§ EXERCISE TASK
Give back an exact copy of the lines from the start of the material through the line bearing "Sans', Arial, 'Noto". Include both ends and nothing else.
----------------------------------------
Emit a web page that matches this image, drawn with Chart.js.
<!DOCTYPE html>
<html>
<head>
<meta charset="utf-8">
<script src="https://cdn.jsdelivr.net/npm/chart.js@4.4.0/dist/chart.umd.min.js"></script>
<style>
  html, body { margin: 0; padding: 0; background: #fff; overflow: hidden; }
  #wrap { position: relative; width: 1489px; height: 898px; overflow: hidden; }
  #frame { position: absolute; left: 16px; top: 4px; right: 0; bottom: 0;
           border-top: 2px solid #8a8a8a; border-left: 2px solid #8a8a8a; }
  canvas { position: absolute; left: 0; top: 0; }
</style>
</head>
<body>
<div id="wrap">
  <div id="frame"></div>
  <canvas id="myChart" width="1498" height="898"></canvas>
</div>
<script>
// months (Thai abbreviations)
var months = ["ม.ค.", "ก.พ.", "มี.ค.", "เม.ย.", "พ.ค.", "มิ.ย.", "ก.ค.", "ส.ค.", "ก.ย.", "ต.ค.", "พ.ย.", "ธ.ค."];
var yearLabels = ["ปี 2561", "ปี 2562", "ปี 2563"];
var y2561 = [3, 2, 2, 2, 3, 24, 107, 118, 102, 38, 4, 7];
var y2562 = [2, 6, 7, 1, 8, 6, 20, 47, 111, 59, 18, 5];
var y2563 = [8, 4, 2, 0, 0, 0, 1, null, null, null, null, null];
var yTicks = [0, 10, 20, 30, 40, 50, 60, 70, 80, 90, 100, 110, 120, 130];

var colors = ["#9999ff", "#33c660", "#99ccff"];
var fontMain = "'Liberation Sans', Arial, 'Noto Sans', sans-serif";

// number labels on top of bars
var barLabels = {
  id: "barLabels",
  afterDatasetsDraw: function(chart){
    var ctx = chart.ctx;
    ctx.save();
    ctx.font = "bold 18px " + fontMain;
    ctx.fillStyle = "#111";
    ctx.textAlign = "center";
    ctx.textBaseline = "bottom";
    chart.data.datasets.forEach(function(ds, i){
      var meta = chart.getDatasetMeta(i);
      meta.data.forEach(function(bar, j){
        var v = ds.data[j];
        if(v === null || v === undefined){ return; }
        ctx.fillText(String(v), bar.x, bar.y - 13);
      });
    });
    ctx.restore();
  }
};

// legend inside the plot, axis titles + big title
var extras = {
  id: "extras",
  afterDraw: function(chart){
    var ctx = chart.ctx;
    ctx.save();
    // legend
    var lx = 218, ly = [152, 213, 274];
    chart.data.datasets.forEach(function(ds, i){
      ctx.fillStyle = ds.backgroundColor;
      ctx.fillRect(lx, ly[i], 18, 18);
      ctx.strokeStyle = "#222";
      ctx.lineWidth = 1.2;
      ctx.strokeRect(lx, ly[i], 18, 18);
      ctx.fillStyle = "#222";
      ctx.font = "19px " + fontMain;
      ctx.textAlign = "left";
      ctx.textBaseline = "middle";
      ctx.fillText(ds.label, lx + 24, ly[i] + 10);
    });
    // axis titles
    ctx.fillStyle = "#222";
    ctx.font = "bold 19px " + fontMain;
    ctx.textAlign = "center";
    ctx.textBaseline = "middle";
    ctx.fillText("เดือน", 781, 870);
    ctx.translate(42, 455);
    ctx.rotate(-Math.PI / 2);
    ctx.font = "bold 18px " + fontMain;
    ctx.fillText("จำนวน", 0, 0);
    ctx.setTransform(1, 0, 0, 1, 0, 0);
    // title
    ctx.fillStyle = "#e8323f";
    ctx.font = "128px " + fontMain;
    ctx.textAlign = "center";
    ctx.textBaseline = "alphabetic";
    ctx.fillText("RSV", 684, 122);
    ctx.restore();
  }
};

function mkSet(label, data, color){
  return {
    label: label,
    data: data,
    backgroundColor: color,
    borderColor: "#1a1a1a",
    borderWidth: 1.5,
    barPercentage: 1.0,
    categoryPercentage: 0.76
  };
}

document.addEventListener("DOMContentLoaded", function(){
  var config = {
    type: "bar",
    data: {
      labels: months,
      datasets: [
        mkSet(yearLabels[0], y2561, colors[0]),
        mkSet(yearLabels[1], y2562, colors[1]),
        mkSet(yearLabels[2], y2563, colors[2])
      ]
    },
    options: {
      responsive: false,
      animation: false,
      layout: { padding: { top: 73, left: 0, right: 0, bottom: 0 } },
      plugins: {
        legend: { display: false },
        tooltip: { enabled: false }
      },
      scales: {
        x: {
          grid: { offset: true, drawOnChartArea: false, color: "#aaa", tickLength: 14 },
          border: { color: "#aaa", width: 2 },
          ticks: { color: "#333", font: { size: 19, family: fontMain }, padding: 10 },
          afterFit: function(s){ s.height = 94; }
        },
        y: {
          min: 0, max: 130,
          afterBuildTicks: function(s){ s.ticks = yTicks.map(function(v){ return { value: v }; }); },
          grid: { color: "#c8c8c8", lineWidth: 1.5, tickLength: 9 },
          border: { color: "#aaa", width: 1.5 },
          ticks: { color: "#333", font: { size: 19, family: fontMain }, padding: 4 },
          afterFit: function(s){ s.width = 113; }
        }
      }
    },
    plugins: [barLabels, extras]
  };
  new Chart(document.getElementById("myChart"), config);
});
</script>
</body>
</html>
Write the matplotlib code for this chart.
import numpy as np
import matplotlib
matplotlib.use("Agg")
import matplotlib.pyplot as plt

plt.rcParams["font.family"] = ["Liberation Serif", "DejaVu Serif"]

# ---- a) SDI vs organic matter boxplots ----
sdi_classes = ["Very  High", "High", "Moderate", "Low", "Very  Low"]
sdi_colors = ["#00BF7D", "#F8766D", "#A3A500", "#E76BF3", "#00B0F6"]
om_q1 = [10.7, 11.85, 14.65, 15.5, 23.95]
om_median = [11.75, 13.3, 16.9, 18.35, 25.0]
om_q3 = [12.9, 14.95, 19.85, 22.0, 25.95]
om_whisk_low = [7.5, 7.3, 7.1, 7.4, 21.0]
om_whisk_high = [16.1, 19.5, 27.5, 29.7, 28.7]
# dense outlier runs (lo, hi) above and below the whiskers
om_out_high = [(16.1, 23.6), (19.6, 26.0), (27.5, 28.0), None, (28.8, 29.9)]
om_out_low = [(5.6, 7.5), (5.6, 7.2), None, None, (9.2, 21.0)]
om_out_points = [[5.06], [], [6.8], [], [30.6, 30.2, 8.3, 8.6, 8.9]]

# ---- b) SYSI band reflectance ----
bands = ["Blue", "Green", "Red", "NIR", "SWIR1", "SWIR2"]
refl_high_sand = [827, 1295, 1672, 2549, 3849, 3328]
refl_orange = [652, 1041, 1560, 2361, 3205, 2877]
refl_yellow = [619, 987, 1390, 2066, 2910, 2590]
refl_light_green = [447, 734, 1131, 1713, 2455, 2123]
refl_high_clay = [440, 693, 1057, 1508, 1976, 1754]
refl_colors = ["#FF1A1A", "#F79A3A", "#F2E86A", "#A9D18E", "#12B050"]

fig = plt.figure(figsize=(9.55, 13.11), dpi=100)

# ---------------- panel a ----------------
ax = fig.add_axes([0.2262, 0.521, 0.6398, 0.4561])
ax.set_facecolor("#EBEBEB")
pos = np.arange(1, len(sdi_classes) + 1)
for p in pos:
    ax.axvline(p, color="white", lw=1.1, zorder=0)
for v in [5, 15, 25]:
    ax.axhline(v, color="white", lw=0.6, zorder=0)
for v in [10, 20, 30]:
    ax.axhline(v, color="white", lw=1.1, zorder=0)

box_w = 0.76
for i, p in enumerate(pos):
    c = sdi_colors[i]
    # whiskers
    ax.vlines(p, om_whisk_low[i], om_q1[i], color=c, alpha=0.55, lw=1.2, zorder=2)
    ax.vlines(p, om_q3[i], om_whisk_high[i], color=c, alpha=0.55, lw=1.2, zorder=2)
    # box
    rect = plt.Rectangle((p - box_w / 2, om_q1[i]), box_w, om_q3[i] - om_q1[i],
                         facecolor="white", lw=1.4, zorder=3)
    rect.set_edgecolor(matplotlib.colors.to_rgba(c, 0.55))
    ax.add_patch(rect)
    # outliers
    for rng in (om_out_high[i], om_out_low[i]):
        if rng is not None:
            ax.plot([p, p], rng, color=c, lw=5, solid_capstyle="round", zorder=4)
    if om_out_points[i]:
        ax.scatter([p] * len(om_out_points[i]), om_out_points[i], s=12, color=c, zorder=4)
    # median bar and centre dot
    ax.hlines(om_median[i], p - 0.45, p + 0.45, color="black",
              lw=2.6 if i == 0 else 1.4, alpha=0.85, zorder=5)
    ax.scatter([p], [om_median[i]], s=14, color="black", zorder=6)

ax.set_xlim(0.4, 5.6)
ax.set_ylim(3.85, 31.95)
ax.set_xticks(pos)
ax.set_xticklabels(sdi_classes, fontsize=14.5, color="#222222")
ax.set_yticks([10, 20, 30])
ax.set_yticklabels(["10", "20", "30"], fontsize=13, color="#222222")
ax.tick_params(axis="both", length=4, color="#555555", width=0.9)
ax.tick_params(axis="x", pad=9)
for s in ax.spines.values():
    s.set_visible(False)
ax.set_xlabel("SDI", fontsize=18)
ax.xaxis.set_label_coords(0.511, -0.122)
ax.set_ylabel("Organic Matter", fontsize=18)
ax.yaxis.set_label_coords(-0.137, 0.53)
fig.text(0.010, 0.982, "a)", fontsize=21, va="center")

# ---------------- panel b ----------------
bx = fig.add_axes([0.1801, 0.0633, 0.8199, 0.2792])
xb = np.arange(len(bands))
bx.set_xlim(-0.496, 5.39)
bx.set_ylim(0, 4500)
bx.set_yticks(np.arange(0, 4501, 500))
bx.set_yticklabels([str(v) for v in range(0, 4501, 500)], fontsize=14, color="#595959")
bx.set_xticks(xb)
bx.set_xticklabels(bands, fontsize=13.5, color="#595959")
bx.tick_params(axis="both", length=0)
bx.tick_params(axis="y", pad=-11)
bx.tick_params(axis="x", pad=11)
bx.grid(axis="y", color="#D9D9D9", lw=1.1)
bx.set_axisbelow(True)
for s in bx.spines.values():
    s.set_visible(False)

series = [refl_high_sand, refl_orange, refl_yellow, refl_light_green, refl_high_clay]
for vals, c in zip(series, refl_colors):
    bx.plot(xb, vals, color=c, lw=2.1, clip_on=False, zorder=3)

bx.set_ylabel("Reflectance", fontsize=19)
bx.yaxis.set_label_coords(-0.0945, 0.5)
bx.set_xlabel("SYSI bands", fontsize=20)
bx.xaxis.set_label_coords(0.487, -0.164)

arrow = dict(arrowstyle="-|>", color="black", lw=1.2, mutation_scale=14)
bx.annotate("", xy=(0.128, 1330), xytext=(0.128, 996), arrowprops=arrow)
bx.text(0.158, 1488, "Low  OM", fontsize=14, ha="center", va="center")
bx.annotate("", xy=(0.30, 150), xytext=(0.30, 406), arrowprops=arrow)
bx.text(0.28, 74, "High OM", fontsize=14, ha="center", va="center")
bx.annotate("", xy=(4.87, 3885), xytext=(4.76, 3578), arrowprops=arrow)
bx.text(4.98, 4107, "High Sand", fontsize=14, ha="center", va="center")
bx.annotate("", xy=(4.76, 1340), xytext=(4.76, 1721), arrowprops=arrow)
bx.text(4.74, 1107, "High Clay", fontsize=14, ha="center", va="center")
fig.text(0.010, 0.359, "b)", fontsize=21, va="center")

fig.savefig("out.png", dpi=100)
----------------------------------------
§ RESULT
Emit a web page that matches this image, drawn with Chart.js.
<!DOCTYPE html>
<html>
<head>
<meta charset="utf-8">
<script src="https://cdn.jsdelivr.net/npm/chart.js@4.4.0/dist/chart.umd.min.js"></script>
<style>
  html, body { margin: 0; padding: 0; background: #fff; overflow: hidden; }
  #wrap { position: relative; width: 1489px; height: 898px; overflow: hidden; }
  #frame { position: absolute; left: 16px; top: 4px; right: 0; bottom: 0;
           border-top: 2px solid #8a8a8a; border-left: 2px solid #8a8a8a; }
  canvas { position: absolute; left: 0; top: 0; }
</style>
</head>
<body>
<div id="wrap">
  <div id="frame"></div>
  <canvas id="myChart" width="1498" height="898"></canvas>
</div>
<script>
// months (Thai abbreviations)
var months = ["ม.ค.", "ก.พ.", "มี.ค.", "เม.ย.", "พ.ค.", "มิ.ย.", "ก.ค.", "ส.ค.", "ก.ย.", "ต.ค.", "พ.ย.", "ธ.ค."];
var yearLabels = ["ปี 2561", "ปี 2562", "ปี 2563"];
var y2561 = [3, 2, 2, 2, 3, 24, 107, 118, 102, 38, 4, 7];
var y2562 = [2, 6, 7, 1, 8, 6, 20, 47, 111, 59, 18, 5];
var y2563 = [8, 4, 2, 0, 0, 0, 1, null, null, null, null, null];
var yTicks = [0, 10, 20, 30, 40, 50, 60, 70, 80, 90, 100, 110, 120, 130];

var colors = ["#9999ff", "#33c660", "#99ccff"];
var fontMain = "'Liberation Sans', Arial, 'Noto Sans', sans-serif";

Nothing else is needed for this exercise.